Even so, the report fits a recognizable business question for restaurants at the top end of the market: whether a venue can turn rarity and narrative into pricing power. In general, upscale operators try to sell more than a plate of food, combining product, setting, service, and story into a package that justifies a higher bill.
Yurt appears, at minimum, to be positioned within that logic, though the evidence available does not show whether diners are embracing the concept as a destination, sampling it out of curiosity, or doing something in between.
That distinction matters because novelty can attract attention without necessarily producing durable demand. If horse meat is being used as a memorable entry point into a broader, coherent menu and experience, the restaurant may have a clearer chance of building repeat visits.
If it is functioning mainly as a talking point, the commercial value could prove narrower and shorter-lived, especially in a city where high-end diners have many options and new concepts regularly compete for notice.
For investors and executives, the practical takeaway is modest. The item is best read as a small signal about how operators may continue to test premium positioning through unusual ingredients and cultural specificity, not as evidence of a new category with visible scale.
Without verified numbers, there is no disciplined way to estimate revenue potential, customer mix, or the economics of sourcing and serving a product that may be less familiar to much of the market.

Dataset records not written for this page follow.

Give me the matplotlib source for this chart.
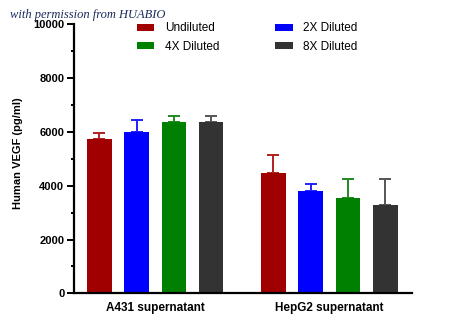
import matplotlib
matplotlib.use("Agg")
import matplotlib.pyplot as plt
from matplotlib.patches import Patch
import numpy as np

# Human VEGF ELISA readings per dilution, mean and upper error (pg/ml)
samples = ["A431 supernatant", "HepG2 supernatant"]
dilutions = ["Undiluted", "2X Diluted", "4X Diluted", "8X Diluted"]
colors = ["#a00000", "#0000ff", "#008000", "#333333"]
err_colors = ["#b02020", "#2020ff", "#208a20", "#555555"]
means = {
    "Undiluted": [5725, 4485],
    "2X Diluted": [5985, 3815],
    "4X Diluted": [6380, 3530],
    "8X Diluted": [6380, 3270],
}
errors = {
    "Undiluted": [225, 645],
    "2X Diluted": [455, 250],
    "4X Diluted": [220, 720],
    "8X Diluted": [220, 990],
}

plt.rcParams["font.family"] = ["Liberation Sans", "DejaVu Sans"]

fig = plt.figure(figsize=(4.5, 3.24), dpi=100)
ax = fig.add_axes([0.1644, 0.0947, 0.9149 - 0.1644, 0.925 - 0.0947])

group_offset = 4.67
width = 0.66
for i, name in enumerate(dilutions):
    xs = np.arange(len(samples)) * group_offset + i
    ax.bar(xs, means[name], width=width, color=colors[i], zorder=2)
    ax.errorbar(xs, means[name], yerr=[np.zeros(len(samples)), errors[name]],
                fmt="none", ecolor=err_colors[i], elinewidth=1.4,
                capsize=4.5, capthick=1.4, zorder=1)

ax.set_xlim(-0.678, 8.375)
ax.set_ylim(0, 10000)
ax.set_yticks(np.arange(0, 10001, 2000))
ax.set_yticks(np.arange(1000, 10000, 2000), minor=True)
ax.set_xticks([1.5, 1.5 + group_offset])
ax.set_xticklabels(samples, fontweight="bold", fontsize=8.5)
ax.tick_params(axis="x", length=0, pad=6)
ax.tick_params(axis="y", which="major", length=5, width=1.4, pad=2,
               labelsize=8)
ax.tick_params(axis="y", which="minor", length=2.5, width=1.4)
for lbl in ax.get_yticklabels():
    lbl.set_fontweight("bold")

for side in ["top", "right"]:
    ax.spines[side].set_visible(False)
for side in ["left", "bottom"]:
    ax.spines[side].set_linewidth(1.6)

ax.set_ylabel("Human VEGF (pg/ml)", fontweight="bold", fontsize=8)
ax.yaxis.set_label_coords(-0.15, 0.52)

handles = [Patch(facecolor=c, label=n) for c, n in zip(colors, dilutions)]
order = [0, 2, 1, 3]
fig.legend([handles[k] for k in order], [dilutions[k] for k in order],
           ncol=2, frameon=False, fontsize=8.5,
           loc="upper left", bbox_to_anchor=(138 / 450 - 0.008, 1 - 20 / 324),
           handlelength=1.5, handleheight=0.5, handletextpad=0.9,
           columnspacing=4.7, labelspacing=0.55, borderpad=0.2,
           borderaxespad=0)

fig.text(10 / 450, 1 - 15 / 324, "with permission from HUABIO",
         fontsize=9, fontstyle="italic", family="Liberation Serif",
         color="#1b2b5b", va="center", ha="left")

fig.savefig("out.png", dpi=100)
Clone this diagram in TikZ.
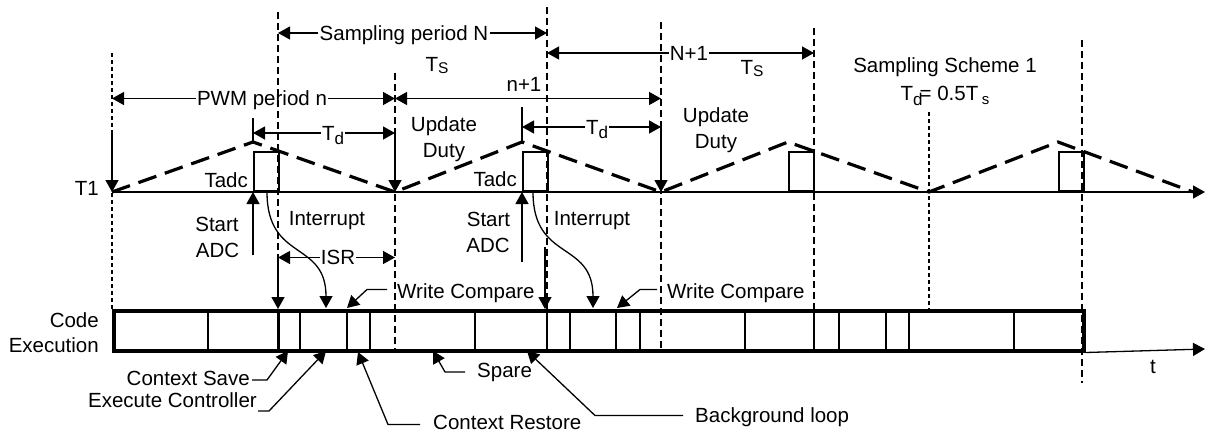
\documentclass[tikz,border=0pt]{standalone}
\usepackage{fontspec}
\setmainfont{Liberation Sans}
\usetikzlibrary{arrows.meta}
\newcommand{\Tsub}[1]{T\raisebox{-1.5pt}{\fontsize{15.5}{15}\selectfont #1}}
\newcommand{\Tdd}{T\raisebox{-4pt}{\fontsize{17}{17}\selectfont d}}
\begin{document}
\begin{tikzpicture}[x=1pt,y=-1pt,
  >={Triangle[length=12pt,width=13pt]},
  txt/.style={font=\fontsize{20.5}{24}\selectfont, inner sep=1pt, text height=15.6pt, text depth=1pt},
  thin/.style={line width=1.3pt},
  vd/.style={line width=1.2pt, dash pattern=on 7pt off 4pt},
  vdf/.style={line width=1.1pt, dash pattern=on 4pt off 3pt},
  wave/.style={line width=3.2pt, dash pattern=on 19pt off 9pt},
  adcbox/.style={draw, line width=2.4pt, minimum width=25pt, minimum height=39pt, inner sep=0pt, anchor=south west},
  div/.style={line width=2pt}]
\useasboundingbox (0,0) rectangle (1206,431);

% vertical reference positions
\coordinate (vA) at (112,0);
\coordinate (vB) at (278,0);
\coordinate (vC) at (395,0);
\coordinate (vD) at (547,0);
\coordinate (vE) at (661,0);
\coordinate (vF) at (814,0);
\coordinate (vG) at (929,0);
\coordinate (vH) at (1082,0);

% dashed verticals
\draw[vdf] (112,53) -- (112,309);
\draw[vd] (278,12) -- (278,349);
\draw[vd] (395,73) -- (395,352);
\draw[vd] (547,7) -- (547,352);
\draw[vd] (661,22) -- (661,349);
\draw[vd] (814,28) -- (814,352);
\draw[vdf] (929,112) -- (929,309);
\draw[vd] (1082,40) -- (1082,383);

% T1 axis
\coordinate (t1s) at (112,192);
\coordinate (t1e) at (1205,192);
\draw[thin,->] (t1s) -- (t1e);
\node[txt,anchor=east] (t1) at (100,188.5) {T1};

% ADC boxes
\node[adcbox] (adc1) at (253,192) {};
\node[adcbox] (adc2) at (522,192) {};
\node[adcbox] (adc3) at (788,192) {};
\node[adcbox] (adc4) at (1058,192) {};

% triangle carrier
\draw[wave] (112,192) -- (253,142) -- (395,192) -- (522,142) -- (661,192) -- (788,142) -- (929,192) -- (1058,142) -- (1193,192);

% code execution box
\node[draw, line width=3.5pt, minimum width=970pt, minimum height=40pt, inner sep=0pt, anchor=north west] (code) at (112,309) {};
\foreach \x in {208,300,347,370,475,547,570,616,640,745,814,839,886,909,1014}
  \draw[div] (\x,309) -- (\x,349);
\draw[line width=3pt] (278,309) -- (278,349);
\draw[thin,->] (code.south east) -- (1205,349);
\node[txt] (t) at (1153,366) {t};
\node[txt,anchor=east] (code1) at (100,320) {Code};
\node[txt,anchor=east] (code2) at (100,345) {Execution};

% sampling period dimension lines
\node[txt] (spN) at (404,33) {Sampling period N};
\draw[thin,->] (spN.west) -- (spN.west -| vB);
\draw[thin,->] (spN.east) -- (spN.east -| vD);
\node[txt] (ts1) at (437,64.5) {\Tsub{S}};
\node[txt] (np1) at (689,53) {N+1};
\draw[thin,->] (np1.west) -- (np1.west -| vD);
\draw[thin,->] (np1.east) -- (np1.east -| vF);
\node[txt] (ts2) at (752,67.5) {\Tsub{S}};

% PWM period dimension lines
\node[txt] (pwm) at (262,98.5) {PWM period n};
\draw[thin,->] (pwm.west) -- (pwm.west -| vA);
\draw[thin,->] (pwm.east) -- (pwm.east -| vC);
\node[txt] (n1) at (524,84) {n+1};
\draw[thin,<->] (pwm.east -| vC) -- (pwm.east -| vE);

% Td dimension lines
\coordinate (pk1) at (253,142);
\coordinate (pk2) at (522,142);
\node[txt] (td1) at (333,133) {\Tdd};
\draw[thin] (253,118) -- (pk1);
\draw[thin,->] (td1.west) -- (td1.west -| pk1);
\draw[thin,->] (td1.east) -- (td1.east -| vC);
\draw[thin,->] (td1.east -| vC) -- (vC |- t1s);
\draw[thin,->] (td1.west -| vA) -- (t1s);
\node[txt] (td2) at (597,127) {\Tdd};
\draw[thin] (522,107) -- (pk2);
\draw[thin,->] (td2.west) -- (td2.west -| pk2);
\draw[thin,->] (td2.east) -- (td2.east -| vE);
\draw[thin,->] (td2.east -| vE) -- (vE |- t1s);

% Update Duty labels
\node[txt] (up1a) at (444,124.5) {Update};
\node[txt] (up1b) at (444,150.5) {Duty};
\node[txt] (up2a) at (716,115) {Update};
\node[txt] (up2b) at (716,141.5) {Duty};

% Tadc labels
\node[txt,anchor=east] (tadc1) at (249,180) {Tadc};
\node[txt,anchor=east] (tadc2) at (518,179.5) {Tadc};

% Start ADC
\node[txt] (st1) at (217,224.5) {Start};
\node[txt] (ad1) at (217.5,250.5) {ADC};
\node[txt] (st2) at (488.5,219.5) {Start};
\node[txt] (ad2) at (488,245.5) {ADC};
\coordinate (sa1) at (253,255);
\coordinate (sa2) at (522,262);
\draw[thin,->] (sa1) -- (adc1.south west);
\draw[thin,->] (sa2) -- (adc2.south west);

% Interrupt
\node[txt] (int1) at (327,218.5) {Interrupt};
\node[txt] (int2) at (592,218.5) {Interrupt};
\coordinate (ic1) at (267,192);
\coordinate (ic2) at (533,192);
\coordinate (it1) at (326,308);
\coordinate (it2) at (593,308);
\draw[thin,->] (ic1) .. controls (267,262) and (326,240) .. (it1);
\draw[thin,->] (ic2) .. controls (533,262) and (593,240) .. (it2);

% ISR
\node[txt] (isr) at (338,257.5) {ISR};
\draw[thin,->] (isr.west) -- (isr.west -| vB);
\draw[thin,->] (isr.east) -- (isr.east -| vC);
\draw[thin,->] (isr.west -| vB) -- (vB |- code.north);
\coordinate (ia2) at (545,247);
\draw[thin,->] (ia2) -- (ia2 |- code.north);

% Write Compare
\node[txt,anchor=west] (wc1) at (396,291.5) {Write Compare};
\node[txt,anchor=west] (wc2) at (666,291.5) {Write Compare};
\coordinate (wt1) at (347,308);
\coordinate (wt2) at (617,308);
\draw[thin,->] ([shift={(-9pt,2pt)}]wc1.west) -- ++(-20,0) -- (wt1);
\draw[thin,->] ([shift={(-9pt,2pt)}]wc2.west) -- ++(-17,0) -- (wt2);

% bottom labels
\node[txt,anchor=east] (cs) at (251,378.5) {Context Save};
\node[txt,anchor=east] (ec) at (258,400) {Execute Controller};
\node[txt,anchor=west] (sp) at (476,370) {Spare};
\node[txt,anchor=west,text depth=0pt] (cr) at (432,421.5) {Context Restore};
\node[txt,anchor=west] (bg) at (694,415.5) {Background loop};
\coordinate (cst) at (288,351);
\coordinate (ect) at (326,351);
\coordinate (spt) at (433,351);
\coordinate (crt) at (358,352);
\coordinate (bgt) at (527,351);
\draw[thin,->] ([shift={(1pt,-1.5pt)}]cs.east) -- ++(15,0) -- (cst);
\draw[thin,->] ([yshift=-11pt]ec.east) -- ++(11,0) -- (ect);
\draw[thin,->] ([shift={(-11pt,-2pt)}]sp.west) -- ++(-20,0) -- (spt);
\draw[thin,->] ([shift={(-12pt,-3pt)}]cr.west) -- ++(-32,0) -- (crt);
\draw[thin,->] ([xshift=-11pt]bg.west) -- ++(-88,0) -- (bgt);

% scheme label
\node[txt] (ss) at (945,65.5) {Sampling Scheme 1};
\node[txt] (tdeq) at (945,93.5) {T\raisebox{-5pt}{\fontsize{17}{17}\selectfont d}\hspace{-3pt}= 0.5T\,\raisebox{-4pt}{\fontsize{15}{15}\selectfont s}};
\end{tikzpicture}
\end{document}
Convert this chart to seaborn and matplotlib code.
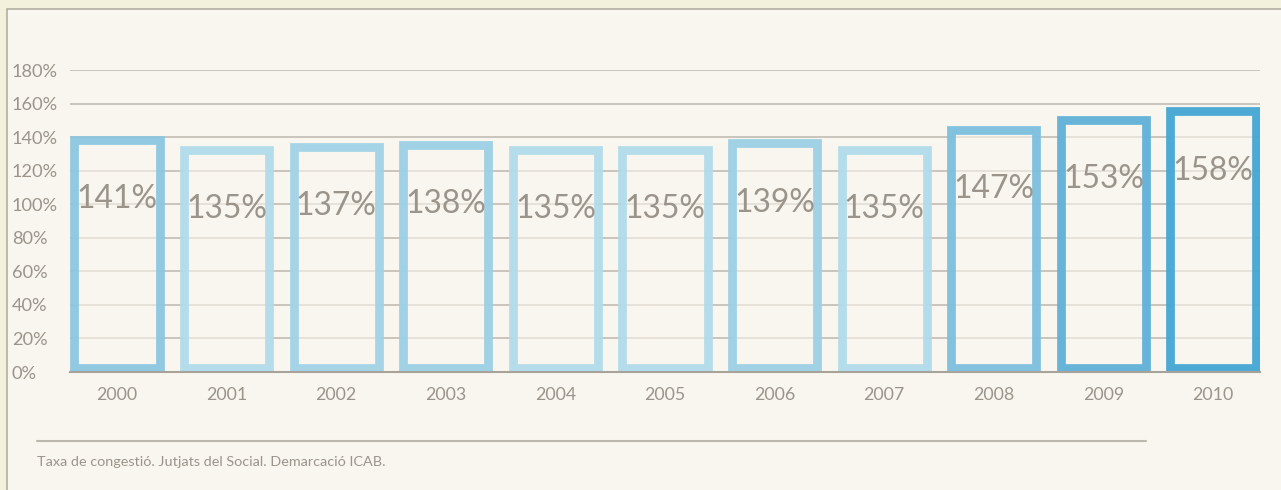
import numpy as np
import matplotlib
matplotlib.use('Agg')
import matplotlib.pyplot as plt
from matplotlib.patches import Rectangle
from matplotlib import font_manager
import seaborn as sns

#Data
years = ['2000', '2001', '2002', '2003', '2004', '2005', '2006', '2007', '2008', '2009', '2010']
values = [141, 135, 137, 138, 135, 135, 139, 135, 147, 153, 158]
bar_colors = ['#8CC7E1', '#B2DBEA', '#A2D3E7', '#9BCFE4', '#B2DBEA', '#B2DBEA',
              '#9BCFE4', '#B2DBEA', '#7CC0DF', '#60B1D8', '#44A6D3']
yticks = [0, 20, 40, 60, 80, 100, 120, 140, 160, 180]
caption = 'Taxa de congestió. Jutjats del Social. Demarcació ICAB.'

outer_bg = '#F3F0DC'
panel_bg = '#F9F6EF'
text_grey = '#9A948B'
grid_grey = '#C6C1B8'

sns.set_style('white')
names = {f.name for f in font_manager.fontManager.ttflist}
narrow = 'Liberation Sans Narrow' in names
plt.rcParams['font.family'] = ['Liberation Sans Narrow' if narrow else 'Lato', 'DejaVu Sans']
scale = 1.0 if narrow else 0.85

W, H = 1281, 490
fig = plt.figure(figsize=(W / 100, H / 100), dpi=100)
fig.patch.set_facecolor(outer_bg)

#Panel behind the chart
panel = Rectangle((7 / W, -0.1), 1.2, 1 - 9 / H + 0.1, transform=fig.transFigure,
                  facecolor=panel_bg, edgecolor='#B3AEA4', linewidth=1.2, zorder=-5)
fig.patches.append(panel)

ax = fig.add_axes([70 / W, 1 - 372 / H, (1260 - 70) / W, (372 - 70) / H])
ax.set_facecolor('none')

bw = 0.857
sns.barplot(x=years, y=values, hue=years, palette=bar_colors, legend=False,
            width=bw, fill=False, linewidth=6.3, ax=ax, zorder=3)

ax.set_xlim(-bw / 2, len(years) - 1 + bw / 2)
ax.set_ylim(0, 180)

#Keep the stroke inside each rectangle
px_x = (ax.get_xlim()[1] - ax.get_xlim()[0]) / (1260 - 70)
px_y = 180 / (372 - 70)
half = 4.4
for p, c in zip(ax.patches, bar_colors):
    p.set_x(p.get_x() + half * px_x)
    p.set_width(p.get_width() - 2 * half * px_x)
    p.set_y(half * px_y)
    p.set_height(p.get_height() - 2 * half * px_y)
    p.set_edgecolor(matplotlib.colors.to_rgba(c, 0.95))
    p.set_facecolor(matplotlib.colors.to_rgba(panel_bg, 0.6))

#Gridlines
for t in yticks[1:]:
    ax.axhline(t, color=grid_grey, linewidth=1.3, zorder=1)

#Value labels
for i, v in enumerate(values):
    ax.annotate(f'{v}%', (i, v), xytext=(0, -46), textcoords='offset points',
                ha='center', va='center', fontsize=27 * scale, color=text_grey,
                zorder=5)

ax.set_yticks(yticks)
ax.set_yticklabels([f'{t}%' for t in yticks])
ax.tick_params(axis='y', length=0, pad=41.8, labelsize=15.5 * scale, labelcolor=text_grey)
for lab in ax.get_yticklabels():
    lab.set_horizontalalignment('left')
ax.tick_params(axis='x', length=0, pad=11, labelsize=15 * scale, labelcolor=text_grey)
ax.set_xlabel('')
ax.set_ylabel('')

for s in ['top', 'right', 'left']:
    ax.spines[s].set_visible(False)
ax.spines['bottom'].set_color('#A8A39A')
ax.spines['bottom'].set_linewidth(1.5)
ax.spines['bottom'].set_zorder(4)

#Caption and its rule
fig.add_artist(plt.Line2D([37 / W, 1146 / W], [1 - 441 / H, 1 - 441 / H],
                          transform=fig.transFigure, color='#BDB8AE', linewidth=1.5))
fig.text(37 / W, 1 - 462 / H, caption, ha='left', va='center', fontsize=12.2 * scale,
         color=text_grey)

fig.savefig('out.png', dpi=100, facecolor=fig.get_facecolor())
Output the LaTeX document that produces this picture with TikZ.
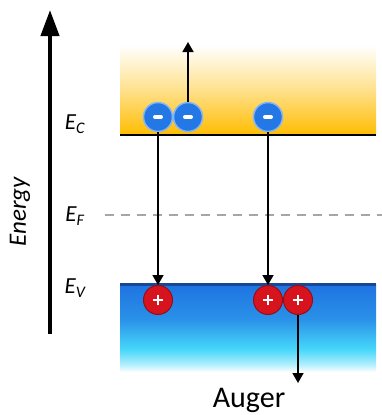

The timing is clear, at least: the report appeared on May 31, 2026. Beyond that, the story remains narrowly defined by the available facts—a Hong Kong restaurant called Yurt is being presented as an upscale place where horse meat features in the offer, likely within a Central Asian culinary frame.
That is enough to put the venue on the radar as a case study in premium differentiation, but not enough to support stronger claims about business performance or broader market change.